Skip the pictures and quote all of the lines exactly.

:: Information shown

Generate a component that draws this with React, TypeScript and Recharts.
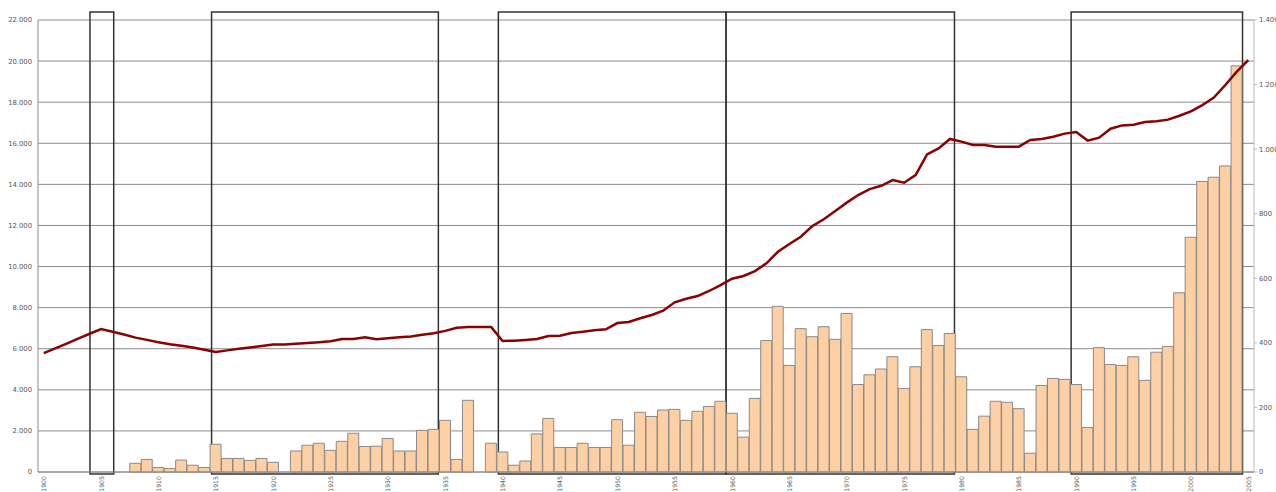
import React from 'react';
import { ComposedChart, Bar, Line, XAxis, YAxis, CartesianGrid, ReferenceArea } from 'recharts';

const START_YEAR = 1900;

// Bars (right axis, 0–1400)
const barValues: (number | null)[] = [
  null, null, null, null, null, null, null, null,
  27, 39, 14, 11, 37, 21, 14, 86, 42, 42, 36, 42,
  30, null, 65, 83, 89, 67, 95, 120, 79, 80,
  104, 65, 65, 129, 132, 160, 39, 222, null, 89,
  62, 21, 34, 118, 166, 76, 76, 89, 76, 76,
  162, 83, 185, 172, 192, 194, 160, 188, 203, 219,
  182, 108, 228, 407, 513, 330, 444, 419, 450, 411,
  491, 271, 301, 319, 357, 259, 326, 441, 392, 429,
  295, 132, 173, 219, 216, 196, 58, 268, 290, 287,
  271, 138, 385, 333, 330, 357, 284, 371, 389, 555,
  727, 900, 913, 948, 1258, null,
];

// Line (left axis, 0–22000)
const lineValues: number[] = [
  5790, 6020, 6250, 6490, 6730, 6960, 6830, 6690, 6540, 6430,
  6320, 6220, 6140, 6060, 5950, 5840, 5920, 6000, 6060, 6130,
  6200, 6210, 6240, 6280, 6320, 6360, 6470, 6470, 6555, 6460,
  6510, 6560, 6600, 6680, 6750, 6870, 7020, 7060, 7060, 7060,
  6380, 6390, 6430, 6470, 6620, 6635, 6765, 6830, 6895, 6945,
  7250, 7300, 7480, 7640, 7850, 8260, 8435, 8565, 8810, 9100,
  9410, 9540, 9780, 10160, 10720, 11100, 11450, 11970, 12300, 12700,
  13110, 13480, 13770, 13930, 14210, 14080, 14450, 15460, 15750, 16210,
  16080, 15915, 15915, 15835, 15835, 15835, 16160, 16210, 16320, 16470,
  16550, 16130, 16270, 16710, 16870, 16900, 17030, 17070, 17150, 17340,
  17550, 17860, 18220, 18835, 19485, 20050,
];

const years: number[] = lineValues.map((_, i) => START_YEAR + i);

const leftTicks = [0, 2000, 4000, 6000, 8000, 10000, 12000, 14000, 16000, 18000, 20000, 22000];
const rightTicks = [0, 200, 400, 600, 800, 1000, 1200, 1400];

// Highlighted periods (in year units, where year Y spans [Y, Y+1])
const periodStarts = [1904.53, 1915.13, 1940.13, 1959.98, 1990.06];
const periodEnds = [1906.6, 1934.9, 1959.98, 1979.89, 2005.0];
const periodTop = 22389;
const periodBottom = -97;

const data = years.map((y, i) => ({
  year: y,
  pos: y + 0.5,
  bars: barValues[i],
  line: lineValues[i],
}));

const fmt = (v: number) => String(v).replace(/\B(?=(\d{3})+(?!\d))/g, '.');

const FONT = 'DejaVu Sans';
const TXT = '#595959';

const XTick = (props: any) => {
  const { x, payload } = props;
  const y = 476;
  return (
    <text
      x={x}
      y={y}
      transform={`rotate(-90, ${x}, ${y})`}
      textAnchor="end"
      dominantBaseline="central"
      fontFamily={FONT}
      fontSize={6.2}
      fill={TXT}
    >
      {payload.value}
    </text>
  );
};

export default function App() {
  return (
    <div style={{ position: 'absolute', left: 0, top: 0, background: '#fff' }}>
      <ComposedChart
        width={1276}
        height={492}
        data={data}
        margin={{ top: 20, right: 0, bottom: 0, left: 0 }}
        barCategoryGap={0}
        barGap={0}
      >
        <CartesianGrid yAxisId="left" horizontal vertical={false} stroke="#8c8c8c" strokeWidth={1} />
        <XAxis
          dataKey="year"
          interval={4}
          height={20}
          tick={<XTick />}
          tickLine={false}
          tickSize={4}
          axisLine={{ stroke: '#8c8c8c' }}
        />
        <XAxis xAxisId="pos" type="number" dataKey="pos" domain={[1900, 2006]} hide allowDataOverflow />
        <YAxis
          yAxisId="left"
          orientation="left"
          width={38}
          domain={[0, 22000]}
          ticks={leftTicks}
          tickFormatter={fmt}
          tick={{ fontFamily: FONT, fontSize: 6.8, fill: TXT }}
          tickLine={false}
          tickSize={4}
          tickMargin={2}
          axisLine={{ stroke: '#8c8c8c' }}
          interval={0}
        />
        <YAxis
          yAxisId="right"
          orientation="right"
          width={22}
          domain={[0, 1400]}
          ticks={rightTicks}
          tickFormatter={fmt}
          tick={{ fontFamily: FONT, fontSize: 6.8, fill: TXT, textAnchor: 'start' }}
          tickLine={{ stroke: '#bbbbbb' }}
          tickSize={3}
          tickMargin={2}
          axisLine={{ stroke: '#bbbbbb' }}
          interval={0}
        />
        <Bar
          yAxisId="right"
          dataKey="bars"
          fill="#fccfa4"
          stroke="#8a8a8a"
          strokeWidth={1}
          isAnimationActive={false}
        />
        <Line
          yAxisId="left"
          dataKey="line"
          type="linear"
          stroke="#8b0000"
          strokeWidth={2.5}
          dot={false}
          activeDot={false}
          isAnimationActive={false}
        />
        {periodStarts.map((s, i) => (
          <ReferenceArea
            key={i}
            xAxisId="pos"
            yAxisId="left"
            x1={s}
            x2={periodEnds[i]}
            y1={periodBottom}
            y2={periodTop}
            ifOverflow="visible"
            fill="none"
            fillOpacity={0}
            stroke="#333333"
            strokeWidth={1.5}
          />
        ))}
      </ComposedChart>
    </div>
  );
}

::::

** Solution **
Generate a component that draws this with React, TypeScript and Recharts.
import React from 'react';
import { ComposedChart, Bar, Line, XAxis, YAxis, CartesianGrid, ReferenceArea } from 'recharts';

const START_YEAR = 1900;

// Bars (right axis, 0–1400)
const barValues: (number | null)[] = [
  null, null, null, null, null, null, null, null,
  27, 39, 14, 11, 37, 21, 14, 86, 42, 42, 36, 42,
  30, null, 65, 83, 89, 67, 95, 120, 79, 80,
  104, 65, 65, 129, 132, 160, 39, 222, null, 89,
  62, 21, 34, 118, 166, 76, 76, 89, 76, 76,
  162, 83, 185, 172, 192, 194, 160, 188, 203, 219,
  182, 108, 228, 407, 513, 330, 444, 419, 450, 411,
  491, 271, 301, 319, 357, 259, 326, 441, 392, 429,
  295, 132, 173, 219, 216, 196, 58, 268, 290, 287,
  271, 138, 385, 333, 330, 357, 284, 371, 389, 555,
  727, 900, 913, 948, 1258, null,
];

// Line (left axis, 0–22000)
const lineValues: number[] = [
  5790, 6020, 6250, 6490, 6730, 6960, 6830, 6690, 6540, 6430,
  6320, 6220, 6140, 6060, 5950, 5840, 5920, 6000, 6060, 6130,
  6200, 6210, 6240, 6280, 6320, 6360, 6470, 6470, 6555, 6460,
  6510, 6560, 6600, 6680, 6750, 6870, 7020, 7060, 7060, 7060,
  6380, 6390, 6430, 6470, 6620, 6635, 6765, 6830, 6895, 6945,
  7250, 7300, 7480, 7640, 7850, 8260, 8435, 8565, 8810, 9100,
  9410, 9540, 9780, 10160, 10720, 11100, 11450, 11970, 12300, 12700,
  13110, 13480, 13770, 13930, 14210, 14080, 14450, 15460, 15750, 16210,
  16080, 15915, 15915, 15835, 15835, 15835, 16160, 16210, 16320, 16470,
  16550, 16130, 16270, 16710, 16870, 16900, 17030, 17070, 17150, 17340,
  17550, 17860, 18220, 18835, 19485, 20050,
];

const years: number[] = lineValues.map((_, i) => START_YEAR + i);

const leftTicks = [0, 2000, 4000, 6000, 8000, 10000, 12000, 14000, 16000, 18000, 20000, 22000];
const rightTicks = [0, 200, 400, 600, 800, 1000, 1200, 1400];

// Highlighted periods (in year units, where year Y spans [Y, Y+1])
const periodStarts = [1904.53, 1915.13, 1940.13, 1959.98, 1990.06];
const periodEnds = [1906.6, 1934.9, 1959.98, 1979.89, 2005.0];
const periodTop = 22389;
const periodBottom = -97;

const data = years.map((y, i) => ({
  year: y,
  pos: y + 0.5,
  bars: barValues[i],
  line: lineValues[i],
}));

const fmt = (v: number) => String(v).replace(/\B(?=(\d{3})+(?!\d))/g, '.');

const FONT = 'DejaVu Sans';
const TXT = '#595959';

const XTick = (props: any) => {
  const { x, payload } = props;
  const y = 476;
  return (
    <text
      x={x}
      y={y}
      transform={`rotate(-90, ${x}, ${y})`}
      textAnchor="end"
      dominantBaseline="central"
      fontFamily={FONT}
      fontSize={6.2}
      fill={TXT}
    >
      {payload.value}
    </text>
  );
};

export default function App() {
  return (
    <div style={{ position: 'absolute', left: 0, top: 0, background: '#fff' }}>
      <ComposedChart
        width={1276}
        height={492}
        data={data}
        margin={{ top: 20, right: 0, bottom: 0, left: 0 }}
        barCategoryGap={0}
        barGap={0}
      >
        <CartesianGrid yAxisId="left" horizontal vertical={false} stroke="#8c8c8c" strokeWidth={1} />
        <XAxis
          dataKey="year"
          interval={4}
          height={20}
          tick={<XTick />}
          tickLine={false}
          tickSize={4}
          axisLine={{ stroke: '#8c8c8c' }}
        />
        <XAxis xAxisId="pos" type="number" dataKey="pos" domain={[1900, 2006]} hide allowDataOverflow />
        <YAxis
          yAxisId="left"
          orientation="left"
          width={38}
          domain={[0, 22000]}
          ticks={leftTicks}
          tickFormatter={fmt}
          tick={{ fontFamily: FONT, fontSize: 6.8, fill: TXT }}
          tickLine={false}
          tickSize={4}
          tickMargin={2}
          axisLine={{ stroke: '#8c8c8c' }}
          interval={0}
        />
        <YAxis
          yAxisId="right"
          orientation="right"
          width={22}
          domain={[0, 1400]}
          ticks={rightTicks}
          tickFormatter={fmt}
          tick={{ fontFamily: FONT, fontSize: 6.8, fill: TXT, textAnchor: 'start' }}
          tickLine={{ stroke: '#bbbbbb' }}
          tickSize={3}
          tickMargin={2}
          axisLine={{ stroke: '#bbbbbb' }}
          interval={0}
        />
        <Bar
          yAxisId="right"
          dataKey="bars"
          fill="#fccfa4"
          stroke="#8a8a8a"
          strokeWidth={1}
          isAnimationActive={false}
        />
        <Line
          yAxisId="left"
          dataKey="line"
          type="linear"
          stroke="#8b0000"
          strokeWidth={2.5}
          dot={false}
          activeDot={false}
          isAnimationActive={false}
        />
        {periodStarts.map((s, i) => (
          <ReferenceArea
            key={i}
            xAxisId="pos"
            yAxisId="left"
            x1={s}
            x2={periodEnds[i]}
            y1={periodBottom}
            y2={periodTop}
            ifOverflow="visible"
            fill="none"
            fillOpacity={0}
            stroke="#333333"
            strokeWidth={1.5}
          />
        ))}
      </ComposedChart>
    </div>
  );
}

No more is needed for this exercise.